やったことが無いので裏方ならと気軽にOKしたら、詳細メールを見てビックリ。東京の高齢者施設に行くこと、そして出し物は「牛に引かれて善光寺参り」と、すでに決まっていると言ってくるではありませんか!もっと、驚いたのは、「町田さんは『牛』になってもらう」というのです。学生時代のあだ名が体つきからか「吉岡牛子(うしこ)」(吉岡は旧姓です。)だったのを懐かしく思い出しながらも、そもそも「牛に引かれて善光寺参り」という昔話はなんだっけ?と調べ直しました。

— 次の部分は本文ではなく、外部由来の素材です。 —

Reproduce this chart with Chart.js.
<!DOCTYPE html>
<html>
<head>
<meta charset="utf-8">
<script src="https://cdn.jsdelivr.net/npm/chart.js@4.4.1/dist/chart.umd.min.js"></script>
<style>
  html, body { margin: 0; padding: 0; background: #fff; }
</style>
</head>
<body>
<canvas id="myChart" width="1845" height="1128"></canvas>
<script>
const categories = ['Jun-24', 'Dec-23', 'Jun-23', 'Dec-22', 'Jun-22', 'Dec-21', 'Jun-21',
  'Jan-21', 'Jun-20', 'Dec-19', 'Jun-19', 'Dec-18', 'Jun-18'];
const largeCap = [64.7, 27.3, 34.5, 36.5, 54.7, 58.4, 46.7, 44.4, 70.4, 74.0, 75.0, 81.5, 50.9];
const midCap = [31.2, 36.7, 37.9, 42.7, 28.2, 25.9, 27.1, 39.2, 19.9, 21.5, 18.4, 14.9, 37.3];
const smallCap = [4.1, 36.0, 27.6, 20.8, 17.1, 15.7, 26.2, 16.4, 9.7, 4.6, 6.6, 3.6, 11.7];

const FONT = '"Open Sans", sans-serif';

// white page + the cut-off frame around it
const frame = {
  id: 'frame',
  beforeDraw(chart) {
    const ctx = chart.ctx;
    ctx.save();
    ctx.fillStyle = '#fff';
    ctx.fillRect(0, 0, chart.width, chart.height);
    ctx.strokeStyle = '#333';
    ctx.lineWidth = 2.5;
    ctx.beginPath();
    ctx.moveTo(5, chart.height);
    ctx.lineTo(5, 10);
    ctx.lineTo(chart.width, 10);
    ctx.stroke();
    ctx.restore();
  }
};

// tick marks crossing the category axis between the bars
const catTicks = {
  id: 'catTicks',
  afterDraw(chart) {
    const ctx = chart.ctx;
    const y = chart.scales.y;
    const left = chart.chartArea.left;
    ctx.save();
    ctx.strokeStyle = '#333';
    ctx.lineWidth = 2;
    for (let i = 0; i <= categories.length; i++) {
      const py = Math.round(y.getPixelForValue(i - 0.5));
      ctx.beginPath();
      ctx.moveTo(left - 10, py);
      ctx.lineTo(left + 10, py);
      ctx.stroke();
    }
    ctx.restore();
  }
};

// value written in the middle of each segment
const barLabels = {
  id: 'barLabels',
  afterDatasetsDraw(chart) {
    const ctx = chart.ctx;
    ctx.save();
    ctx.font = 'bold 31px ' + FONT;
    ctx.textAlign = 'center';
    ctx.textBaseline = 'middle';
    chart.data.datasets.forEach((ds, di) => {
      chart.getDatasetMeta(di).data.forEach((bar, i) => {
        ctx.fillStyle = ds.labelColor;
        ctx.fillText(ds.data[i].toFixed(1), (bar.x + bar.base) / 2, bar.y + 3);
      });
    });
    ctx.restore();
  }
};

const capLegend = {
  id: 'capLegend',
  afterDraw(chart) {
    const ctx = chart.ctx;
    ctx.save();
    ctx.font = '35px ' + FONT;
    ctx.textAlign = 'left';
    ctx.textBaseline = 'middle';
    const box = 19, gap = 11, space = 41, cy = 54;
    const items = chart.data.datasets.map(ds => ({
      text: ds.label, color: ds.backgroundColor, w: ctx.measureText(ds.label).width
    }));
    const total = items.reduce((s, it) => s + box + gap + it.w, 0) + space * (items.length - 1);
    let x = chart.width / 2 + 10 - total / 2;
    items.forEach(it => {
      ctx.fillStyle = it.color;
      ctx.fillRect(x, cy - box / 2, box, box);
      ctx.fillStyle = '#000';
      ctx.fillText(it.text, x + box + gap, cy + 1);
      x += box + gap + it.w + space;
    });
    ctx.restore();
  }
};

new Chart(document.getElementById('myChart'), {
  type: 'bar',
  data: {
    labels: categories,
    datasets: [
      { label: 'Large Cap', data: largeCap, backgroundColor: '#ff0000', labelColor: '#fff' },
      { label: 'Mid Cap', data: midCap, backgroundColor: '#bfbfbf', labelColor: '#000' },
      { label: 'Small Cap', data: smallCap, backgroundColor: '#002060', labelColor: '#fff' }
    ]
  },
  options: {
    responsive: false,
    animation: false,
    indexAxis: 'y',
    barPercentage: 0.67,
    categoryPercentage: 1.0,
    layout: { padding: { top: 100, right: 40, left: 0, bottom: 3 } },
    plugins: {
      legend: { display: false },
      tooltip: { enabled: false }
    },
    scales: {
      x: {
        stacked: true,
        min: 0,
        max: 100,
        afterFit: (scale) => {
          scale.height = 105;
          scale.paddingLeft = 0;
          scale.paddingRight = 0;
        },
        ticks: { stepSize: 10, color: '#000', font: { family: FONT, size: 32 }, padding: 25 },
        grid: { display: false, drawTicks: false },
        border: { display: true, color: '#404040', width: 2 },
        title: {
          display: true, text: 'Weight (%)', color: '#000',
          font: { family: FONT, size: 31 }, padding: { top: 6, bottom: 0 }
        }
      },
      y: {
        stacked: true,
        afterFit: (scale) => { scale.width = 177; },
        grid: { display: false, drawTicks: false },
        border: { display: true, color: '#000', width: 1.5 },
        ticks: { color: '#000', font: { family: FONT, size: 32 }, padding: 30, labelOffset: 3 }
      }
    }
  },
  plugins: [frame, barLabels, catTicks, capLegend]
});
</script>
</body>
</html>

すると、信心の無い老婆が干していた布を角にかけて走っていく牛を追いかけると、善光寺に行き着き、のちに心を入れかえ熱く寺を信仰したという話で、「思ってもいなかったことが他人の誘いで好転する」という、まったく私のためにあるようなことわざだとわかりました。 老婆よりも主役の「牛」をゲットしたのだから、牛になりきろうと真摯に考えを新たにしました。小道具などは全て団員さんの手作りで、練習時間は私だけ当日の本番前の30分だけでよいという手軽さでしたが、私の緊張度は大変なものでした。心臓がドキドキして出番の予定よりも早く「牛」の私が飛び出してしまい、出演者たちが下を向いて失笑しているのも気が付きませんでした。座長からは「最後は牛を持って会場を『モーモー』言いながらフェイドアウトして!」という演出があったのですが、ここも思いっきり自分で盛ってしまい「暴れ牛」のようだったそうです。 観客のおばあちゃまたちから、やんややんやの拍手をいただき、「役者と乞食は三日やったらやめられない」と実感しました。また、お声がかかれば「牛」でも「馬」でもお手伝いしたいなと思います。
座長曰く「今日のお客さんで今年が善光寺の記念すべき7年目のご開帳だと知っている方は1人もいなかった」そうです。